(Records excerpted from a collection)
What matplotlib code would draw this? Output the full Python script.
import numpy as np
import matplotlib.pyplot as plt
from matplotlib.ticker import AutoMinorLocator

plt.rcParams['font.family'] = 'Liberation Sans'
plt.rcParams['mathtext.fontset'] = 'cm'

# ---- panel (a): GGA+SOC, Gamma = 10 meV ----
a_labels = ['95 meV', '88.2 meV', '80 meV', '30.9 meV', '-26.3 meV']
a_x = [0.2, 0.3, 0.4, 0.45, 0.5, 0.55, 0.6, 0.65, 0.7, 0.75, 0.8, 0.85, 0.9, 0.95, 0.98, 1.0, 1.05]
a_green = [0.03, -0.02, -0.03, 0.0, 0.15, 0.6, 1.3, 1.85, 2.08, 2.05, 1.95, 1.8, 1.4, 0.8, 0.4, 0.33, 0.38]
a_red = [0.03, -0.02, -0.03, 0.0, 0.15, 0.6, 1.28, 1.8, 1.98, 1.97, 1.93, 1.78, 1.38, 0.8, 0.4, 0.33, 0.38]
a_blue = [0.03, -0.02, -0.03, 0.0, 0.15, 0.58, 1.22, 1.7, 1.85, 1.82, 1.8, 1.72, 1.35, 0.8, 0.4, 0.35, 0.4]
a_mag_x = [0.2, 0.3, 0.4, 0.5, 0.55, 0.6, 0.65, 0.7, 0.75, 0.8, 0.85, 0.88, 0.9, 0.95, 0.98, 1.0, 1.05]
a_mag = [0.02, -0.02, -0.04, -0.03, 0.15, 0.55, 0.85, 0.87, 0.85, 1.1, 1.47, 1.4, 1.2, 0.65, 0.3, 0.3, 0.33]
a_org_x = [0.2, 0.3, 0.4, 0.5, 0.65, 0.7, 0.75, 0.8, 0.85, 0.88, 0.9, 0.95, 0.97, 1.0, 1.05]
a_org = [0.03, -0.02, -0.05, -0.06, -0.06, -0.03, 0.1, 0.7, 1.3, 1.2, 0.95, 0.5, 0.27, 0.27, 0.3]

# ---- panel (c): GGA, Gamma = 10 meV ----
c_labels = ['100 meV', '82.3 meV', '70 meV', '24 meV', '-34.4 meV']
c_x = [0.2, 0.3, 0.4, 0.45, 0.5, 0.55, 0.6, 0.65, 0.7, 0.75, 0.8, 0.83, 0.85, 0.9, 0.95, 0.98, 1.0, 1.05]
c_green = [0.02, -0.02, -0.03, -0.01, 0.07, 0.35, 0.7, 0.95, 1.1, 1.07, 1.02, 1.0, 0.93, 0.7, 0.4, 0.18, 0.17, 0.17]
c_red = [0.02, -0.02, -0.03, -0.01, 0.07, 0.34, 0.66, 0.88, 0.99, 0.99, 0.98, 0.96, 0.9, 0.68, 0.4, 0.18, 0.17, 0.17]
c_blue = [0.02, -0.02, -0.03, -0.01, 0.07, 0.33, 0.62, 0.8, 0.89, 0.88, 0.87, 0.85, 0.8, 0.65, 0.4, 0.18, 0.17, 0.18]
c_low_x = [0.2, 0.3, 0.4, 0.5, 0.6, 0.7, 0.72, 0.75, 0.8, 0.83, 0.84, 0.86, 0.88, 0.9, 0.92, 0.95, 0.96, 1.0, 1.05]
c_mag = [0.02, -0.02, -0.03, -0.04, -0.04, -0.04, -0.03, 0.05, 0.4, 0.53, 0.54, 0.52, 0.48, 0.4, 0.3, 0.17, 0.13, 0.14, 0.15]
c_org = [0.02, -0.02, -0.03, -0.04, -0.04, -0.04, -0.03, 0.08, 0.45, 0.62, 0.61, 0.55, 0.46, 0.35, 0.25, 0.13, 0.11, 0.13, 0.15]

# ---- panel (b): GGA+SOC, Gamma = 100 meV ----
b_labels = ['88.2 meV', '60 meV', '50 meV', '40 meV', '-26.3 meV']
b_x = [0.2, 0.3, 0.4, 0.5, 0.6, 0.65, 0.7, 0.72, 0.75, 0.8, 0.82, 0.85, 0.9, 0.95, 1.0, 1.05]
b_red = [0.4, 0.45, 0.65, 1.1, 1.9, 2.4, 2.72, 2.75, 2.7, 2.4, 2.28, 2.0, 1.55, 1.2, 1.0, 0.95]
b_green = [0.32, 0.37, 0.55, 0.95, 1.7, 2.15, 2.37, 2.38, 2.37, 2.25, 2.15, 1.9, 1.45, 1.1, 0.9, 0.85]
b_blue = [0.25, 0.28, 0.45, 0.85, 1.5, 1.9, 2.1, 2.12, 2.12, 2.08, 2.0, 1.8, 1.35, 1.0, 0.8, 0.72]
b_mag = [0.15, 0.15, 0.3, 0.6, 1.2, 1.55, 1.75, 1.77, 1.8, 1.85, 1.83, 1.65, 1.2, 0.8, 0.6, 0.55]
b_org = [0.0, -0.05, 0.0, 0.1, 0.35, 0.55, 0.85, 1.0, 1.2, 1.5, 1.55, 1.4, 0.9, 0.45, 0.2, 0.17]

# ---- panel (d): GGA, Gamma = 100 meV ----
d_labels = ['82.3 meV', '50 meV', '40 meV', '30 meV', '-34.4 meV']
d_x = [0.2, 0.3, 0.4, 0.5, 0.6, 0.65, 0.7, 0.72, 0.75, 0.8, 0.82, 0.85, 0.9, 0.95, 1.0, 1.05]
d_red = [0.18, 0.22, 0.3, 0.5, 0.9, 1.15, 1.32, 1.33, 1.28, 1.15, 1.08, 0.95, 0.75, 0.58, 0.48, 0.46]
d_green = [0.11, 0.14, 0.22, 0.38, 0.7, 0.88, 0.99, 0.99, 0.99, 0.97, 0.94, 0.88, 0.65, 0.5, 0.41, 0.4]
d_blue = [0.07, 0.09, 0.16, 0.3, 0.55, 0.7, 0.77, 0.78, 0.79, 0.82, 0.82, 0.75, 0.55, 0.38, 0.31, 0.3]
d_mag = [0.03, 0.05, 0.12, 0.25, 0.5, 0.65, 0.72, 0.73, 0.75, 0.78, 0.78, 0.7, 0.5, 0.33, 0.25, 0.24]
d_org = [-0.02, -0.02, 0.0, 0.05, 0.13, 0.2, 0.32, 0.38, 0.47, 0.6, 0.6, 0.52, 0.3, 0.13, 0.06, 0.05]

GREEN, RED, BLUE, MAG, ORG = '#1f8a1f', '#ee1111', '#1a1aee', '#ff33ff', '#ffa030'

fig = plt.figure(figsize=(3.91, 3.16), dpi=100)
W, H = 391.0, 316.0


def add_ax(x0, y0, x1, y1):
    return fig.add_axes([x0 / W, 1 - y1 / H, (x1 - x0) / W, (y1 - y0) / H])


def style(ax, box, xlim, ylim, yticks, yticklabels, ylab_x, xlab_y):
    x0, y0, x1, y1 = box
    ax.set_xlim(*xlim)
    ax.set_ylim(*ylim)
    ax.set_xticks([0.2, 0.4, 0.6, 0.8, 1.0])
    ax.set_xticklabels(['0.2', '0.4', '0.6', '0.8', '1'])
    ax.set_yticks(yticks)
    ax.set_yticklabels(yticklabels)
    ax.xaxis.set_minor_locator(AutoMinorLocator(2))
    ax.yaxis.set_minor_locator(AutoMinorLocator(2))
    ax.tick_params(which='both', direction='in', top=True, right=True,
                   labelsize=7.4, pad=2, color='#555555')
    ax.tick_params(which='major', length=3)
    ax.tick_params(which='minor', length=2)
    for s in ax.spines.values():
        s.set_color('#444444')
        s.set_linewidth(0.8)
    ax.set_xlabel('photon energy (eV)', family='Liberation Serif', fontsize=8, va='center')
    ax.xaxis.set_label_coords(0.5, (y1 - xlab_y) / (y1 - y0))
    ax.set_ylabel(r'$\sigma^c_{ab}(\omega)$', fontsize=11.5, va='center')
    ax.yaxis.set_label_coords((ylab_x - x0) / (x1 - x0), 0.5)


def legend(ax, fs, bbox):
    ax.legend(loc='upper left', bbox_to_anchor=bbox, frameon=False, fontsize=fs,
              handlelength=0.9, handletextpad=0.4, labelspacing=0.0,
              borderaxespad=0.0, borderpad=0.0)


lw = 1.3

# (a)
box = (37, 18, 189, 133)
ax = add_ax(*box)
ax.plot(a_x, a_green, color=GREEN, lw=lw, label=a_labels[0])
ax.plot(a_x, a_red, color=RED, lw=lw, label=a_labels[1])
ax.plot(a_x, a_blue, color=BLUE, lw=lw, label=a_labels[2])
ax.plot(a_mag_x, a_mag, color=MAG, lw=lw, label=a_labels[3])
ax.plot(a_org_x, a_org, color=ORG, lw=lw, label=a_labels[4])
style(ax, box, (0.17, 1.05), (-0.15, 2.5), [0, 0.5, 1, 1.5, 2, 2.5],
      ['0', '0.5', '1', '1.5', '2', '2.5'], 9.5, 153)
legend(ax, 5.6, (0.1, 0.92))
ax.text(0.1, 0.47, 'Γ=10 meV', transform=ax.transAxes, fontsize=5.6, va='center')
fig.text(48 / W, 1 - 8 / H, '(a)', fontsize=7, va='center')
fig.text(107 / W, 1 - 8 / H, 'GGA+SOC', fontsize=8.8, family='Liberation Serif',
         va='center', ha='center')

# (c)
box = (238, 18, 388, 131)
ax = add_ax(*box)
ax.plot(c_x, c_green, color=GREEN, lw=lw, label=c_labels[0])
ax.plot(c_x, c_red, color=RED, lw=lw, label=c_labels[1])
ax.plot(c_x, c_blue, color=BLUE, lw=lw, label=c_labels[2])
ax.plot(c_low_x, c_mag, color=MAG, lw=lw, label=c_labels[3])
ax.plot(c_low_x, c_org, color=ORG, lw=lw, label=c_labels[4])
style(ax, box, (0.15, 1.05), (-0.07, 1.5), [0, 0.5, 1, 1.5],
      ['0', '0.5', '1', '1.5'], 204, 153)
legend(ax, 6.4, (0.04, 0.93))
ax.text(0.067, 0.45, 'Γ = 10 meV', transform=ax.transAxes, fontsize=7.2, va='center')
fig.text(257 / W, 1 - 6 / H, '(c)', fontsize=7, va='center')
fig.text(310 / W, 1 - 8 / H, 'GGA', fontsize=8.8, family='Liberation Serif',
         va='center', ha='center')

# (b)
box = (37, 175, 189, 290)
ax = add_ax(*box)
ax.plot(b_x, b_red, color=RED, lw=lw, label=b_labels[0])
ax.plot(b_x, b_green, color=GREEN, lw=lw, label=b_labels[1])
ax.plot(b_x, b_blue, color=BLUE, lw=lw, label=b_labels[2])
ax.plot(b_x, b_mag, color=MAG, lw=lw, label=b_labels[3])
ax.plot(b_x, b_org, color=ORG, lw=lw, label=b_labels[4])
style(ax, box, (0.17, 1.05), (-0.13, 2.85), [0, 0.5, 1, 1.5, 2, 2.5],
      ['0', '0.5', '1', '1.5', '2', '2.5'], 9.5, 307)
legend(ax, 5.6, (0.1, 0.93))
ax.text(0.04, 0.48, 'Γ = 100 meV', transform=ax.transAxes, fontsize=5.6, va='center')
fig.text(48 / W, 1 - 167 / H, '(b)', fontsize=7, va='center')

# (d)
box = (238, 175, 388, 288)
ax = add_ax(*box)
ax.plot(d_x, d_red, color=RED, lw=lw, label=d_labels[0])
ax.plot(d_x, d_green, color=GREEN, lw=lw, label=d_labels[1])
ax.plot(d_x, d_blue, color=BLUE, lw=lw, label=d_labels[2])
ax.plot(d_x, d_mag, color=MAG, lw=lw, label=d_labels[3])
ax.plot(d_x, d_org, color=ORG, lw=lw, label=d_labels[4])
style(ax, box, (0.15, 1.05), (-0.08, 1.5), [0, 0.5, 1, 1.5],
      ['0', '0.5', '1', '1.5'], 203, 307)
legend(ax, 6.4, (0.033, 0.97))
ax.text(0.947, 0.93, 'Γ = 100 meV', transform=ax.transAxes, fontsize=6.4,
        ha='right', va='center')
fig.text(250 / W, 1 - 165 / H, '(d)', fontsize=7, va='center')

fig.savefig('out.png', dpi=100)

---

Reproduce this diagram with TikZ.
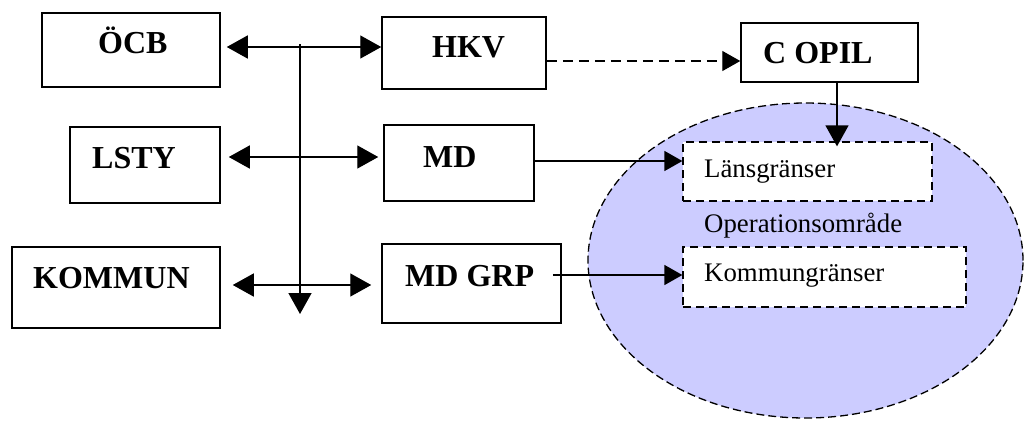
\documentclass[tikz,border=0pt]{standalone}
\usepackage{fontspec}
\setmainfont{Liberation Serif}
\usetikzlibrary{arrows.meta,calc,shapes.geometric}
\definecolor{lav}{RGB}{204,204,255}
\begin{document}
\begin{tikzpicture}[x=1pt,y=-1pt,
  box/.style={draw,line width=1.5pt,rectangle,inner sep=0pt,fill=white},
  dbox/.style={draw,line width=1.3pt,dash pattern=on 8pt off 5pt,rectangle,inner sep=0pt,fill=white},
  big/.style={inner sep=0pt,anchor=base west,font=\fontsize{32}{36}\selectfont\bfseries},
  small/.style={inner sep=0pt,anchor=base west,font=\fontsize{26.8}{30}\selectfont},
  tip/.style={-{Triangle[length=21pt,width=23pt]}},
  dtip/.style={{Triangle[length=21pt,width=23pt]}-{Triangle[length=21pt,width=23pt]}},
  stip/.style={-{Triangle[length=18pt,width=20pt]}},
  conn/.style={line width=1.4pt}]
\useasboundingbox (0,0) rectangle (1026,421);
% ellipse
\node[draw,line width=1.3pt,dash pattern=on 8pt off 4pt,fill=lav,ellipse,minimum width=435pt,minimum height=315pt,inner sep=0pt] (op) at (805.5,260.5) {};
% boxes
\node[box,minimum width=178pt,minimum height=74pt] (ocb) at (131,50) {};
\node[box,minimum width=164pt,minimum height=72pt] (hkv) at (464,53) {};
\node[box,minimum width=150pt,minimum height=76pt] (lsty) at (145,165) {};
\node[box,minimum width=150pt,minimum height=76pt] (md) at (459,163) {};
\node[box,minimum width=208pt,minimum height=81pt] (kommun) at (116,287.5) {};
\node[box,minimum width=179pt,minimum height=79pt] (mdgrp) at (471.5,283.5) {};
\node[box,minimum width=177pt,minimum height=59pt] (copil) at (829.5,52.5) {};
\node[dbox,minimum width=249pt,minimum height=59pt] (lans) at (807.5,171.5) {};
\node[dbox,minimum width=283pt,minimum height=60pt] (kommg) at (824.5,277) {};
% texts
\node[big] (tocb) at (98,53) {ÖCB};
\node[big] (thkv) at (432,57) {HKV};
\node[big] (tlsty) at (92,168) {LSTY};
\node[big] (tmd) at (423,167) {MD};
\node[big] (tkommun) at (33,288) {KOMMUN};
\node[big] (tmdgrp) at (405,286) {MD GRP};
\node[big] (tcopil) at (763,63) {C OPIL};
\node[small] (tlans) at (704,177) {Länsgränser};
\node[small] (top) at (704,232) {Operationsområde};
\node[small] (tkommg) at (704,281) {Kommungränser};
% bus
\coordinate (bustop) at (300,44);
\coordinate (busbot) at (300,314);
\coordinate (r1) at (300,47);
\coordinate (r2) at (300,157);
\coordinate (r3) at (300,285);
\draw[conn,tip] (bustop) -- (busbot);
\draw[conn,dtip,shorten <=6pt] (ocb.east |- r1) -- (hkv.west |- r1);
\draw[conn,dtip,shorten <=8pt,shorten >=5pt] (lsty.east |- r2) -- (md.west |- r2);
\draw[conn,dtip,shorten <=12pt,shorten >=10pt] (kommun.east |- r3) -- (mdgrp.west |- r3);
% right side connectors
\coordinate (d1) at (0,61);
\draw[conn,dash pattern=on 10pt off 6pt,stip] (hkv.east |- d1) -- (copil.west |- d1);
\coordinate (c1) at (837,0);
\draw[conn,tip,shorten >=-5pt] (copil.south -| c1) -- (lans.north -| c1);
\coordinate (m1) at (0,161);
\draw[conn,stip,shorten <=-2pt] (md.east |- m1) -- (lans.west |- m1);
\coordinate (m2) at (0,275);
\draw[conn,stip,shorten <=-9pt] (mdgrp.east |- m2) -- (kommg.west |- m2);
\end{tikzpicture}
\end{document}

* _Stated goal_
Retype the entries above exactly, but only from the line containing "What matplotlib code" through the line containing "plt.rcParams['mathtext.fontset'] = 'cm'", both included.

* _Result of the task_
What matplotlib code would draw this? Output the full Python script.
import numpy as np
import matplotlib.pyplot as plt
from matplotlib.ticker import AutoMinorLocator

plt.rcParams['font.family'] = 'Liberation Sans'
plt.rcParams['mathtext.fontset'] = 'cm'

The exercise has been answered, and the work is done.